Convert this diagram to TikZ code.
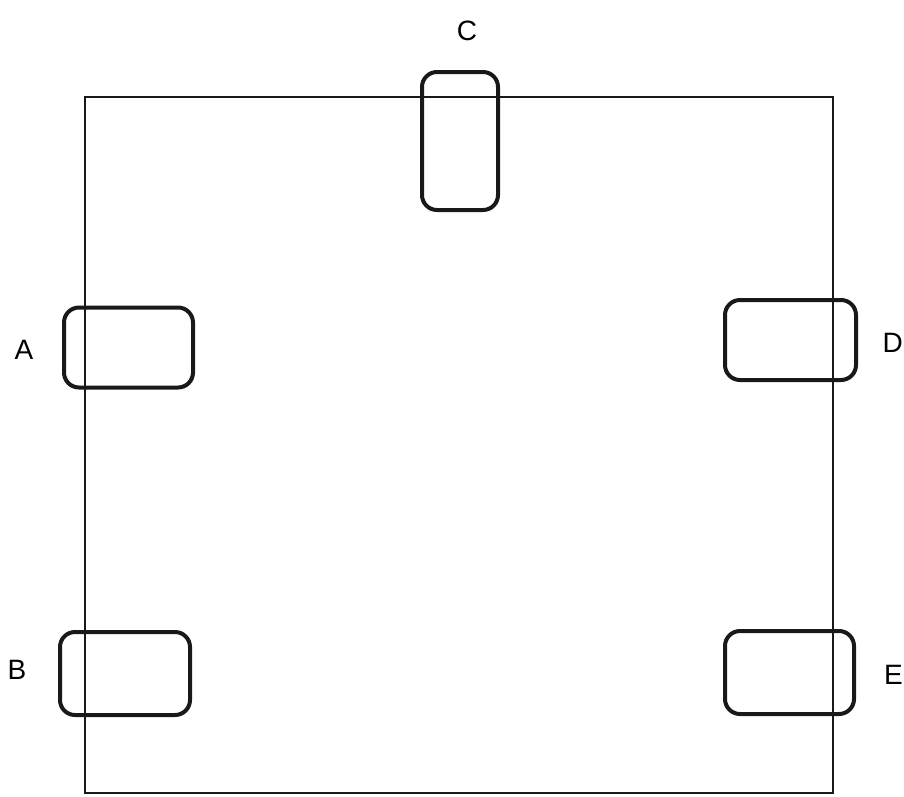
\documentclass[tikz,border=0pt]{standalone}
\usepackage{fontspec}
\setmainfont{Liberation Sans}
\begin{document}
\begin{tikzpicture}[x=1pt,y=-1pt,
  wheel/.style={draw=black!90,line width=4pt,rounded corners=15pt,fill=none,inner sep=0pt},
  frame/.style={draw=black!90,line width=2pt},
  lbl/.style={font=\fontsize{28}{32}\selectfont,inner sep=0pt}]
\useasboundingbox (0,0) rectangle (904,796);
\fill[white] (0,0) rectangle (904,796);
\coordinate (tl) at (85,97);
\coordinate (br) at (833,793);
\draw[frame] (tl) rectangle (br);
\node[wheel,minimum width=129pt,minimum height=80pt] (A) at (128.5,347.5) {};
\node[wheel,minimum width=130pt,minimum height=83pt] (B) at (125,673.5) {};
\node[wheel,minimum width=76pt,minimum height=138pt] (C) at (460,141) {};
\node[wheel,minimum width=131pt,minimum height=80pt] (D) at (790.5,340) {};
\node[wheel,minimum width=129pt,minimum height=83pt] (E) at (789.5,672.5) {};
\node[lbl] (la) at (24,350) {A};
\node[lbl] (lb) at (17,670) {B};
\node[lbl] (lc) at (467,31) {C};
\node[lbl,anchor=east] (ld) at (903,343) {D};
\node[lbl,anchor=east] (le) at (903,675) {E};
\end{tikzpicture}
\end{document}
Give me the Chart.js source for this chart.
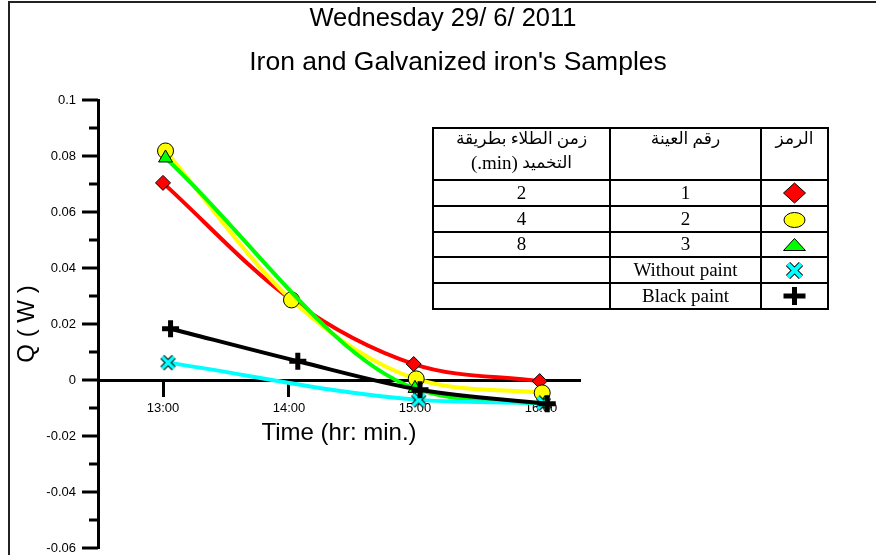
<!DOCTYPE html>
<html>
<head>
<meta charset="utf-8">
<script src="https://cdn.jsdelivr.net/npm/chart.js@4.4.1/dist/chart.umd.min.js"></script>
<style>
html,body{margin:0;padding:0;background:#fff;}
canvas{display:block;}
</style>
</head>
<body>
<canvas id="qChart" width="876" height="555"></canvas>
<script>
const titleLines = ['Wednesday 29/ 6/ 2011', "Iron and Galvanized iron's Samples"];
const xTitle = 'Time (hr: min.)';
const xTicks = [13, 14, 15, 16];
const xTickLabels = ['13:00', '14:00', '15:00', '16:00'];

// time in hours, Q in W
const sample1X = [13.0, 14.02, 14.99, 15.99];
const sample1Q = [0.0704, 0.0286, 0.0057, -0.0004];
const sample2X = [13.02, 14.02, 15.01, 16.01];
const sample2Q = [0.0818, 0.0286, 0.0004, -0.0046];
const sample3X = [13.02, 15.0, 16.03];
const sample3Q = [0.0793, -0.003, -0.0085];
const noPaintX = [13.04, 15.03, 16.02];
const noPaintQ = [0.0062, -0.0071, -0.0082];
const blackX = [13.06, 14.07, 15.04, 16.05];
const blackQ = [0.0183, 0.0067, -0.0035, -0.0085];

// legend table
const tableHead = ['زمن الطلاء بطريقة', 'التخميد', '(.min)', 'رقم العينة', 'الرمز'];
const tableTimes = ['2', '4', '8', '', ''];
const tableSamples = ['1', '2', '3', 'Without paint', 'Black paint'];

const sans = '"Liberation Sans", Arial, sans-serif';
Chart.defaults.font.family = sans;
Chart.defaults.color = '#000';

function pts(xs, ys) {
    return xs.map((x, i) => ({x: x, y: ys[i]}));
}

function xMark(size, lw) {
    const c = document.createElement('canvas');
    c.width = size; c.height = size;
    const g = c.getContext('2d');
    const m = lw / 2 + 1;
    g.beginPath();
    g.moveTo(m, m); g.lineTo(size - m, size - m);
    g.moveTo(size - m, m); g.lineTo(m, size - m);
    g.strokeStyle = '#000'; g.lineWidth = lw + 2; g.stroke();
    g.strokeStyle = '#00ffff'; g.lineWidth = lw; g.stroke();
    return c;
}

const xMarkSmall = xMark(17, 3.5);

const tablePlugin = {
    id: 'tablePlugin',
    afterLayout(chart) {
        // plot bottom sits 7px above the canvas edge
        const ca = chart.chartArea;
        const target = chart.height - 7;
        if (Math.abs(ca.bottom - target) > 0.5) {
            ca.bottom = target;
            ca.height = ca.bottom - ca.top;
            const y = chart.scales.y;
            y.bottom = target;
            y.height = target - y.top;
            y.configure();
        }
    },
    beforeDraw(chart) {
        const ctx = chart.ctx;
        ctx.save();
        ctx.fillStyle = '#fff';
        ctx.fillRect(0, 0, chart.width, chart.height);
        ctx.restore();
    },
    afterDraw(chart) {
        const ctx = chart.ctx;
        const yS = chart.scales.y;
        const axisX = chart.chartArea.left;
        ctx.save();
        // y ticks, long on labelled ones
        ctx.strokeStyle = '#000';
        ctx.lineWidth = 3;
        yS.ticks.forEach(t => {
            const py = Math.round(yS.getPixelForValue(t.value));
            const major = Math.round(t.value * 100) % 2 === 0;
            ctx.beginPath();
            ctx.moveTo(axisX - (major ? 16 : 9), py);
            ctx.lineTo(axisX, py);
            ctx.stroke();
        });

        // titles
        ctx.fillStyle = '#000';
        ctx.textAlign = 'center';
        ctx.textBaseline = 'middle';
        ctx.font = '25.5px ' + sans;
        ctx.fillText(titleLines[0], 443, 19);
        ctx.font = '26.5px ' + sans;
        ctx.fillText(titleLines[1], 458, 63);
        ctx.font = '24px ' + sans;
        ctx.fillText(xTitle, (chart.chartArea.left + chart.chartArea.right) / 2,
            yS.getPixelForValue(0) + 53);

        // frame
        ctx.lineWidth = 2;
        ctx.strokeStyle = '#222';
        ctx.beginPath();
        ctx.moveTo(9, chart.height);
        ctx.lineTo(9, 2);
        ctx.lineTo(chart.width, 2);
        ctx.stroke();

        // table
        const cols = [433, 610, 761, 828];
        const rows = [128, 180, 206, 232, 257, 283, 309];
        ctx.strokeStyle = '#000';
        ctx.lineWidth = 2;
        ctx.strokeRect(cols[0], rows[0], cols[3] - cols[0], rows[6] - rows[0]);
        ctx.beginPath();
        [cols[1], cols[2]].forEach(x => { ctx.moveTo(x, rows[0]); ctx.lineTo(x, rows[6]); });
        rows.slice(1, 6).forEach(y => { ctx.moveTo(cols[0], y); ctx.lineTo(cols[3], y); });
        ctx.stroke();

        const c1 = (cols[0] + cols[1]) / 2, c2 = (cols[1] + cols[2]) / 2, c3 = (cols[2] + cols[3]) / 2;
        ctx.font = '17px "Liberation Serif", "DejaVu Sans", serif';
        ctx.fillText(tableHead[0], c1, 140);
        ctx.fillText(tableHead[3], c2, 140);
        ctx.fillText(tableHead[4], c3, 140);
        // second header line: arabic word with (.min) on its left
        const wA = ctx.measureText(tableHead[1]).width;
        const wS = ctx.measureText(' ').width;
        ctx.font = '19px "Liberation Serif", "Times New Roman", serif';
        const wB = ctx.measureText(tableHead[2]).width;
        const start = c1 - (wA + wS + wB) / 2;
        ctx.textAlign = 'left';
        ctx.fillText(tableHead[2], start, 164);
        ctx.font = '17px "Liberation Serif", "DejaVu Sans", serif';
        ctx.fillText(tableHead[1], start + wB + wS, 164);

        ctx.textAlign = 'center';
        ctx.font = '19px "Liberation Serif", "Times New Roman", serif';
        for (let i = 0; i < 5; i++) {
            const cy = (rows[i + 1] + rows[i + 2]) / 2 + 1;
            ctx.fillText(tableTimes[i], c1, cy);
            ctx.fillText(tableSamples[i], c2, cy);
        }

        // markers
        ctx.lineWidth = 1;
        ctx.strokeStyle = '#000';
        let cy = (rows[1] + rows[2]) / 2;
        ctx.beginPath();
        ctx.moveTo(c3, cy - 10); ctx.lineTo(c3 + 11, cy); ctx.lineTo(c3, cy + 10); ctx.lineTo(c3 - 11, cy); ctx.closePath();
        ctx.fillStyle = '#ff0000'; ctx.fill(); ctx.stroke();
        cy = (rows[2] + rows[3]) / 2;
        ctx.beginPath();
        ctx.ellipse(c3, cy + 1, 10.5, 7.5, 0, 0, Math.PI * 2);
        ctx.fillStyle = '#ffff00'; ctx.fill(); ctx.stroke();
        cy = (rows[3] + rows[4]) / 2;
        ctx.beginPath();
        ctx.moveTo(c3, cy - 6); ctx.lineTo(c3 + 11, cy + 6); ctx.lineTo(c3 - 11, cy + 6); ctx.closePath();
        ctx.fillStyle = '#00ff00'; ctx.fill(); ctx.stroke();
        cy = (rows[4] + rows[5]) / 2;
        ctx.drawImage(xMark(19, 4), c3 - 9.5, cy - 9);
        cy = (rows[5] + rows[6]) / 2;
        ctx.fillStyle = '#000';
        ctx.fillRect(c3 - 11, cy - 2.5, 22, 5);
        ctx.fillRect(c3 - 2.5, cy - 9, 5, 18);
        ctx.restore();
    }
};

const lineBase = {
    borderWidth: 4,
    cubicInterpolationMode: 'monotone',
    pointBorderColor: '#000',
    pointBorderWidth: 1,
    fill: false
};

new Chart(document.getElementById('qChart'), {
    type: 'line',
    data: {
        datasets: [
            Object.assign({}, lineBase, {label: '1', data: pts(sample1X, sample1Q), borderColor: '#ff0000',
                pointStyle: 'rectRot', pointRadius: 7.5, pointBackgroundColor: '#ff0000', order: 5}),
            Object.assign({}, lineBase, {label: '2', data: pts(sample2X, sample2Q), borderColor: '#ffff00',
                pointStyle: 'circle', pointRadius: 8, pointBackgroundColor: '#ffff00', order: 4}),
            Object.assign({}, lineBase, {label: '3', data: pts(sample3X, sample3Q), borderColor: '#00ff00',
                pointStyle: 'triangle', pointRadius: 8, pointBackgroundColor: '#00ff00', order: 3}),
            Object.assign({}, lineBase, {label: 'Without paint', data: pts(noPaintX, noPaintQ), borderColor: '#00ffff',
                pointStyle: xMarkSmall, pointRadius: 8, order: 2}),
            Object.assign({}, lineBase, {label: 'Black paint', data: pts(blackX, blackQ), borderColor: '#000',
                pointStyle: 'cross', pointRadius: 8.5, pointBorderWidth: 5, order: 1})
        ]
    },
    options: {
        responsive: false,
        animation: false,
        layout: {padding: {left: 10, right: 0, top: 100, bottom: 7}},
        plugins: {
            legend: {display: false},
            tooltip: {enabled: false}
        },
        scales: {
            x: {
                type: 'linear',
                position: {y: 0},
                min: 12.484,
                max: 16.31,
                afterBuildTicks: s => { s.ticks = xTicks.map(v => ({value: v})); },
                ticks: {
                    autoSkip: false, maxRotation: 0, padding: 6,
                    font: {size: 13},
                    callback: (v, i) => xTickLabels[i]
                },
                grid: {drawOnChartArea: false, drawTicks: true, tickLength: 15, tickWidth: 3, tickColor: '#000'},
                border: {display: true, color: '#000', width: 3}
            },
            y: {
                type: 'linear',
                position: 'left',
                min: -0.06,
                max: 0.1,
                afterFit: s => { s.width = 88; },
                ticks: {
                    stepSize: 0.01, autoSkip: false, padding: 0,
                    font: {size: 13},
                    callback: v => {
                        const k = Math.round(v * 100);
                        return k % 2 === 0 ? String(k / 100) : '';
                    }
                },
                // invisible tick marks only push the labels off the axis
                grid: {drawOnChartArea: false, drawTicks: true, tickLength: 22, tickColor: 'rgba(0,0,0,0)'},
                border: {display: true, color: '#000', width: 3},
                title: {display: true, text: 'Q ( W )', color: '#000',
                    font: {size: 24, lineHeight: 1.2}, padding: {top: 3, bottom: 0}}
            },
            // empty axis that keeps room for the legend table on the right
            yRoom: {
                type: 'linear',
                position: 'right',
                afterFit: s => { s.width = 296; },
                ticks: {display: false},
                grid: {display: false},
                border: {display: false}
            }
        }
    },
    plugins: [tablePlugin]
});
</script>
</body>
</html>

****************

**Task objective:** Go through the listing above and return every line where the word "this" occurs.

**Task answer:**
Convert this diagram to TikZ code.
Give me the Chart.js source for this chart.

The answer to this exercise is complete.